Depends on the rules the Senate adopts. The Senate could vote to issue the subpoena. The subpoena could then be subject to a court action by Bolton or [the president] to quash or by the Senate to enforce. Or the rules could allow litigation of the subpoena before the Senate first.

“[The] Chief Justice would just be the presiding officer of the Senate,” Garber clarified in a separate tweet. “No shortcut to avoid courts.”

Ruger registered an askance view of the “game changer” viz. Bolton:

If that’s the case, then Bolton’s announcement doesn’t mean much because the administration could litigate it. Really then, a subpoena to Bolton would actually open the door to delaying the Senate trial while it goes through the (lengthy) court process…

Such a process could indeed stretch out for quite some time. Under the circumstances, however, there would be substantial public pressure for the federal legal system to speed things up several notches and dispense with the issue in a matter of weeks.

Garber later offered a hypothetical situation to deal with the hypothetical issuance of a Senate subpoena for Bolton’s testimony.

“Let’s say Senate subpoenaed Bolton and Bolton showed,” Garber wrote. “Then there could be question-by-question objections by Trump’s lawyers based on [executive privilege]. The Chief Justice could decide these issues (subject to being overruled by Senate) or he could just have Senate vote on objections.”
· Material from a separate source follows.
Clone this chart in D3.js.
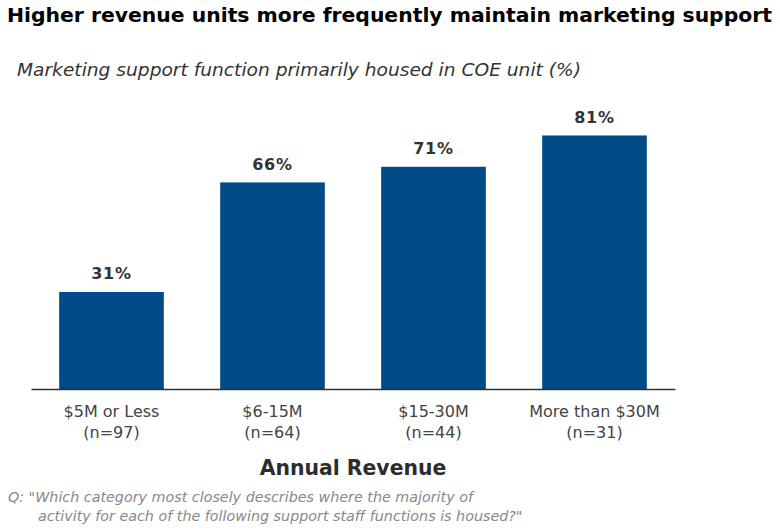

“In other words, [Chief Justice] Roberts could quickly and unilaterally decide on scope and extent of executive privilege,” Garber concluded. “And unless the Senate wished to overrule him (unlikely), his word would be the final word. Could have big implications for future of Congressional subpoenas and [executive privilege].”

Thoroughly in the realm of What If…?, former Obama Department of Justice official Eric Columbus chimed in with his own take offering a dose of reality should such a nesting doll hypothetical unfold.

The last sentence is a reason why Roberts is unlikely to do that,” Columbus said, an apparent allusion to Roberts’ stated–and increasingly futile–desire to retain norms and maintain the legitimacy of the nation’s high court as an institution insulated from politics.